Roy C. Smith and Ingo Walter
(Wall Street Journal, June 27, 2014)
BNP Paribas is expected any day to admit to criminal violations of U.S. sanctions against Iran and Sudan. This is likely to mean that the giant French bank will pay a fine of between $8 billion and $10 billion to the U.S. government, dismiss several executives, and temporarily cease its dollar-clearing business. The case has dramatically elevated the liability of global banks to the regulatory enforcement of U.S. law.
Trade and financial sanctions have long had a place in international affairs—from the high-profile sanctions applied to South Africa under apartheid to their increasing use as a substitute for military intervention in countries including Iraq, Libya, Iran, Cuba, Sudan and most recently Russia, where they are pending. They’ve attempted to discourage countries from building nuclear weapons, abuse human rights or invade their neighbors. Such sanctions, however, have been controversial because they have appeared to lack the cohesion and determination of allies to make them work effectively.
The U.S. prosecution of a major international bank for evading sanctions has changed the game. BNP allegedly stripped out identifying information from wire transfers to disguise sanctioned countries as origins or destinations of international payments. By raising the cost of violating the rules to significant levels, the Justice Department has insured that U.S. sanctions will be complied with and effective.
Foreign banks and their home governments may or may not agree with the policies underlying the U.S. sanctions. But like it or not, in the dollar world U.S. law is the law. Banks around the world must comply or face consequences that have been escalating steadily since 2005. Banks including HSBC, ABN Amro, Standard Chartered, Lloyds, Barclays, Credit Suisse and now BNP have ponied up more than $20 billion to settle money laundering and tax evasion charges. The stocks of these banks also lost significant amounts of market value as a result of the settlements. BNP shares lost about 4% of their value after it was reported to be in settlement discussions.
More important than the size of the fines, however, is that the most recent lawsuits against Credit Suisse and BNP were brought under criminal, not civil, law. Technically the guilty plea by Credit Suisse was from a non-U.S. subsidiary that does not hold a U.S. banking license. But the two cases are warning shots. If a license-holding financial-services entity is convicted of a criminal offense, it may lose the right to do business in the U.S. The Justice Department reportedly sought the assurance of state regulators that admissions of guilt would not require the banks to surrender their licenses. But future cases might be handled differently.
Global banks today settle most of their trade and financial transactions in U.S. dollars. This is a large and profitable business for these banks, and one that it is necessary for them to service client transactions. They must have access to the U.S. clearing and settlement apparatus to conduct it.

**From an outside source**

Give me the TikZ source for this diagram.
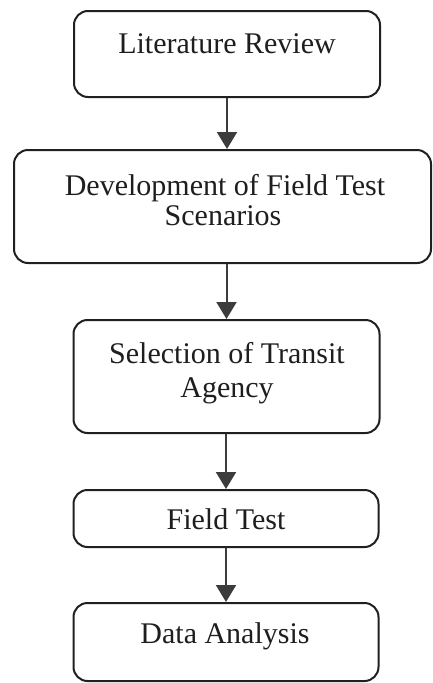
\documentclass[tikz,border=0pt]{standalone}
\usepackage{fontspec}
\setmainfont{Liberation Serif}
\usetikzlibrary{arrows.meta}
\definecolor{boxline}{HTML}{202020}
\definecolor{textcol}{HTML}{1E1E1E}
\definecolor{arrowcol}{HTML}{3C3C3C}
\begin{document}
\begin{tikzpicture}[x=1pt,y=-1pt,
  box/.style={draw=boxline, line width=2pt, rounded corners=14pt, inner sep=0pt, fill=white},
  txt/.style={anchor=base, inner sep=0pt, text=textcol, font=\fontsize{30}{34}\selectfont},
  flow/.style={draw=arrowcol, line width=2pt, -{Triangle[width=20pt,length=17pt]}}]
\useasboundingbox (0,0) rectangle (432,683);
% boxes
\node[box, minimum width=306pt, minimum height=86pt]  (b1) at (227,54) {};
\node[box, minimum width=417pt, minimum height=113pt] (b2) at (222.5,206.5) {};
\node[box, minimum width=306pt, minimum height=113pt] (b3) at (226.5,376.5) {};
\node[box, minimum width=305pt, minimum height=57pt]  (b4) at (226,518.5) {};
\node[box, minimum width=305pt, minimum height=78pt]  (b5) at (226,642) {};
% texts
\node[txt] (t1)  at (227,53)  {Literature Review};
\node[txt] (t2a) at (225,195) {Development of Field Test};
\node[txt] (t2b) at (223,225) {Scenarios};
\node[txt] (t3a) at (227,363) {Selection of Transit};
\node[txt] (t3b) at (227,397) {Agency};
\node[txt] (t4)  at (226,529) {Field Test};
\node[txt] (t5)  at (225,643) {Data Analysis};
% connectors
\draw[flow] (b1.south) -- (b1.south |- b2.north);
\draw[flow] (b3.north |- b2.south) -- (b3.north);
\draw[flow] (b4.north |- b3.south) -- (b4.north);
\draw[flow] (b4.south) -- (b5.north);
\end{tikzpicture}
\end{document}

Sanctions that restrict access to the dollar market can be very burdensome for targeted countries, particularly those with mineral resources that need to be sold abroad. Sanctions on countries like North Korea may have been ineffective, but those applied to Iran have been significant. Russia may be next, and because Russia depends on dollar-priced oil exports, it is vulnerable.
Russian President Vladimir Putin recently said he hopes to switch Russia’s enormous dollar trade in oil to Chinese yuan, in order to reduce the impact of financial sanctions. That may be difficult, since the yuan is neither convertible nor widely used as a currency for international trade.

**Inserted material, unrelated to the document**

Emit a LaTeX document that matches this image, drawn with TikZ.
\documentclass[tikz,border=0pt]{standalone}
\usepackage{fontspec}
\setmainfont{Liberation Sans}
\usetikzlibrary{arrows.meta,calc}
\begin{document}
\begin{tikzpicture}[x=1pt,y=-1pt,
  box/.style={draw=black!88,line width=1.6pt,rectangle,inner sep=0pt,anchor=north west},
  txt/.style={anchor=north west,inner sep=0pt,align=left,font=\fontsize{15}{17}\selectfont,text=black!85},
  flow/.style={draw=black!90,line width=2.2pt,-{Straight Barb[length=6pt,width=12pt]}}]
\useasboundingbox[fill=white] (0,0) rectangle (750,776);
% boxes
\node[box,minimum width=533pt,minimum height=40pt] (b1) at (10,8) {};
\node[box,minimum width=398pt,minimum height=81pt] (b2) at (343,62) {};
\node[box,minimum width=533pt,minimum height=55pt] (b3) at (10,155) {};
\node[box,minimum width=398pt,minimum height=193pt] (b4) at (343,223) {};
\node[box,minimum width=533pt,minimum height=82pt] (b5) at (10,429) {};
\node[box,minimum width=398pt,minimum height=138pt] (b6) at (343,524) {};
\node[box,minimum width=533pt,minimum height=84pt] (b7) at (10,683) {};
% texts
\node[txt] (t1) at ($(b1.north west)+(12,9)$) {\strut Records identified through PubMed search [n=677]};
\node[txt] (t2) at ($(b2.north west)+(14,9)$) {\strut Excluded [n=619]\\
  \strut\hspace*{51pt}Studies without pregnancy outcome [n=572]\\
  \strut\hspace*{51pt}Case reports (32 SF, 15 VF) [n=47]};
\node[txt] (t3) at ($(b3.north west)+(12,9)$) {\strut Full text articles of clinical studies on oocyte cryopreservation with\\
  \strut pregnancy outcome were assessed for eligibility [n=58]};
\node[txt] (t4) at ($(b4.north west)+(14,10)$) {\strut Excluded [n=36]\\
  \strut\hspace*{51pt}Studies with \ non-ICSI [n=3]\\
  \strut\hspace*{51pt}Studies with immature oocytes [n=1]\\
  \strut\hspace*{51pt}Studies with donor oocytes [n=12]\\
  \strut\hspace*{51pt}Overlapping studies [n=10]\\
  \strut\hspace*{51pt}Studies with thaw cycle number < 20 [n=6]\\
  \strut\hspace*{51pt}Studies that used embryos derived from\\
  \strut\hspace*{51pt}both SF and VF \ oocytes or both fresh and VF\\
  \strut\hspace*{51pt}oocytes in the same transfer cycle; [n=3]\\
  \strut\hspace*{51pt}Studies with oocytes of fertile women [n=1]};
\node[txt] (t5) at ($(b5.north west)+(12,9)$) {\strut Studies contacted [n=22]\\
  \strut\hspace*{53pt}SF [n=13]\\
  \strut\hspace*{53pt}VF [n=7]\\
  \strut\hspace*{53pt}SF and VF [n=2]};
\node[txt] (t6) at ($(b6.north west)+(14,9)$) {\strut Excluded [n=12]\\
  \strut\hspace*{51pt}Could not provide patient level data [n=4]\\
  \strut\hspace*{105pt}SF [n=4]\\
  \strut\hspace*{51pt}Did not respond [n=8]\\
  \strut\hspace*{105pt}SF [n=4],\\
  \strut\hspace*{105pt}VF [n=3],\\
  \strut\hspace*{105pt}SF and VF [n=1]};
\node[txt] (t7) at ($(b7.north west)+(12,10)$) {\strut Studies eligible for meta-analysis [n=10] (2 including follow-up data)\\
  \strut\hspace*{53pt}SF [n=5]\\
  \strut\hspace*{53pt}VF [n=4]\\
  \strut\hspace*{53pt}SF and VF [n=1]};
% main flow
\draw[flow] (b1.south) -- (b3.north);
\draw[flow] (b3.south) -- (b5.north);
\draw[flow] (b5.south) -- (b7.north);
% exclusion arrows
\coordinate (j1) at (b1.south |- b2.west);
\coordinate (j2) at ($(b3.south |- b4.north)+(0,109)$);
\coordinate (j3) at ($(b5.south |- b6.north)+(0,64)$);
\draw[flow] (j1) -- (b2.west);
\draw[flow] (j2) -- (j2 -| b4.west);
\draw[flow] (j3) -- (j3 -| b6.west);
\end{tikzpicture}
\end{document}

Mr. Putin may assume he can find banks willing to help subvert sanctions via the yuan and drive wedges between the U.S. and more sympathetic European governments. But such banks would put at risk their U.S. business and their ability to undertake clearing other currencies for U.S. dollars. Beijing may also want to think twice before putting Chinese banks’ access to the dollar market at risk to help Mr. Putin.
Many bankers and lawyers believe that the Justice Department has applied its considerable powers unfairly against BNP Paribas. The lawsuits are against the shareholders of the banks, not individuals deemed to be responsible for the alleged misconduct. Fair or not, the case demonstrates how much power the government has when it wants to enforce its rules.

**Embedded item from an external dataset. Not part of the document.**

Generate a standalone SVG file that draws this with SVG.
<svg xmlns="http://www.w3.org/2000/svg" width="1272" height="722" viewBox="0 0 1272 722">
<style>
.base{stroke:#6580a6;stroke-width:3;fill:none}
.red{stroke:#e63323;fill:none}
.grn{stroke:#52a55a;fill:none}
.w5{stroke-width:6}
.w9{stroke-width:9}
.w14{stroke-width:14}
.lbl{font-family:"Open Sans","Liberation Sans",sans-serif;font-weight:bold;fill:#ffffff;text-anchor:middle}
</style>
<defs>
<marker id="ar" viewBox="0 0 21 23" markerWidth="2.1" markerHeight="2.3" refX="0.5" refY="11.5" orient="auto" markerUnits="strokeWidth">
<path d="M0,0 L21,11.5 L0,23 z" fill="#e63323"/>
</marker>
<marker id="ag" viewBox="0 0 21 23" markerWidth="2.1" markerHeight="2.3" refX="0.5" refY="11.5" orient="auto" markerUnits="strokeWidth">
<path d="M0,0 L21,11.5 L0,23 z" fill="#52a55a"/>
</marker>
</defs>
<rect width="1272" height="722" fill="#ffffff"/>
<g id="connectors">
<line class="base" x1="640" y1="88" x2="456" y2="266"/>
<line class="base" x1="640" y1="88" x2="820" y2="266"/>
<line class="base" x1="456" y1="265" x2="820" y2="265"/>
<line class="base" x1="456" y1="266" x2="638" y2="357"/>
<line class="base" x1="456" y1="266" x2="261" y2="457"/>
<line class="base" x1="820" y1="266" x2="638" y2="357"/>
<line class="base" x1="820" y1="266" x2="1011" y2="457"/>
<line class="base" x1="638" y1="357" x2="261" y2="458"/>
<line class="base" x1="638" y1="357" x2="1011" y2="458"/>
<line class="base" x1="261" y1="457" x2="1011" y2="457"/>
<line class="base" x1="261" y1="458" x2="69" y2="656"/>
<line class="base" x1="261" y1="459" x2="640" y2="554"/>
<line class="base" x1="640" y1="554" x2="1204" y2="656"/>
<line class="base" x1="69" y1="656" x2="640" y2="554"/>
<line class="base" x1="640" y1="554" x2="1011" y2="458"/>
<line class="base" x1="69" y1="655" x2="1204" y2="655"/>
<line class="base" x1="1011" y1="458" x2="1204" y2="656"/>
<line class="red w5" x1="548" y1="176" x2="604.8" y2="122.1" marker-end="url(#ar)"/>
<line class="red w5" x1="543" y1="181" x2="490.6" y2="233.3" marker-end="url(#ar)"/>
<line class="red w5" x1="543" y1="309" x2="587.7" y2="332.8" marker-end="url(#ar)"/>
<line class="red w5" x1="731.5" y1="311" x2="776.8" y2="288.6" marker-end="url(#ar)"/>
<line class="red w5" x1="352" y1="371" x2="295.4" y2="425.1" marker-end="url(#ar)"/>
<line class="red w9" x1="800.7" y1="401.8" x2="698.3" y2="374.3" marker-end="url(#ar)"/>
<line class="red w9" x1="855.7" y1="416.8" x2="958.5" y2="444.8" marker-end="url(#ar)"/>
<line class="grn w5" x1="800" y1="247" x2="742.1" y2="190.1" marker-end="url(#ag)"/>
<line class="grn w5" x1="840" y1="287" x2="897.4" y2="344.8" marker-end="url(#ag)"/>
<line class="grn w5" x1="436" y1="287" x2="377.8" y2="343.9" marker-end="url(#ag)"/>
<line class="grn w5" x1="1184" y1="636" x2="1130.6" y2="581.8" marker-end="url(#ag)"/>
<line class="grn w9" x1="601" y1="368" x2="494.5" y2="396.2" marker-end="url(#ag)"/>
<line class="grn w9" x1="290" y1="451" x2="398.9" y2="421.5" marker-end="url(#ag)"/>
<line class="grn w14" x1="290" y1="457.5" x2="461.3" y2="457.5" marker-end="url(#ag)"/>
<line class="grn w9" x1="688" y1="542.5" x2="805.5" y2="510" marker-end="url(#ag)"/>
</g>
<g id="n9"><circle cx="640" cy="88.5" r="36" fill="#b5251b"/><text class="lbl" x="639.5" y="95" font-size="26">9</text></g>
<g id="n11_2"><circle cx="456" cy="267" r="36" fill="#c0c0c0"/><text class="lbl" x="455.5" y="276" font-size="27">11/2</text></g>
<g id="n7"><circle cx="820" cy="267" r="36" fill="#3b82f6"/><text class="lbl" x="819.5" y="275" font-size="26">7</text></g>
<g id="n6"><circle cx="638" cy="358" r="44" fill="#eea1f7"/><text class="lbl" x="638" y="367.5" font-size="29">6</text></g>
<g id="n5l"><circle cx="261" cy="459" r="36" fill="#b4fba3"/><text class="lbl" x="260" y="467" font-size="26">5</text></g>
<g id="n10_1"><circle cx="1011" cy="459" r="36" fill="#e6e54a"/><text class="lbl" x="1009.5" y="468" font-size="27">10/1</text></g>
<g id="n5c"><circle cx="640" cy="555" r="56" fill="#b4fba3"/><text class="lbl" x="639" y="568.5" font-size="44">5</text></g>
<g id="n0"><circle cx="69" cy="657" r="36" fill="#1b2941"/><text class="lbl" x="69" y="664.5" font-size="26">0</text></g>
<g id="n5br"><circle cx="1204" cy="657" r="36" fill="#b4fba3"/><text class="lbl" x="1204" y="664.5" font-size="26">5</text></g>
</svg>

Several major U.S. banks, including Bank of America and Citigroup, are trying to avoid paying massive fines related to their sales of mortgage-backed securities, and, conceivably, might go to trial rather than settle. These cases are subject to civil law and their licenses to do business are not at stake.
Sanction and tax evasion cases are a different matter. U.S. banks have not been among the offenders, but some foreign banks apparently assumed they could get around U.S. sanctions with impunity. They haven’t. The Justice Department has made it clear it will use the criminal law to enforce the rules even when the banks’ government officials have attempted to intervene.
BNP Paribas shows that the U.S. can and will impose financial sanctions unilaterally in the dollar market without the broad agreement that is typically required for other international policy issues. By pursuing this case, the U.S. government has dramatically boosted the credibility of financial sanctions that banks around the world now need to take very seriously.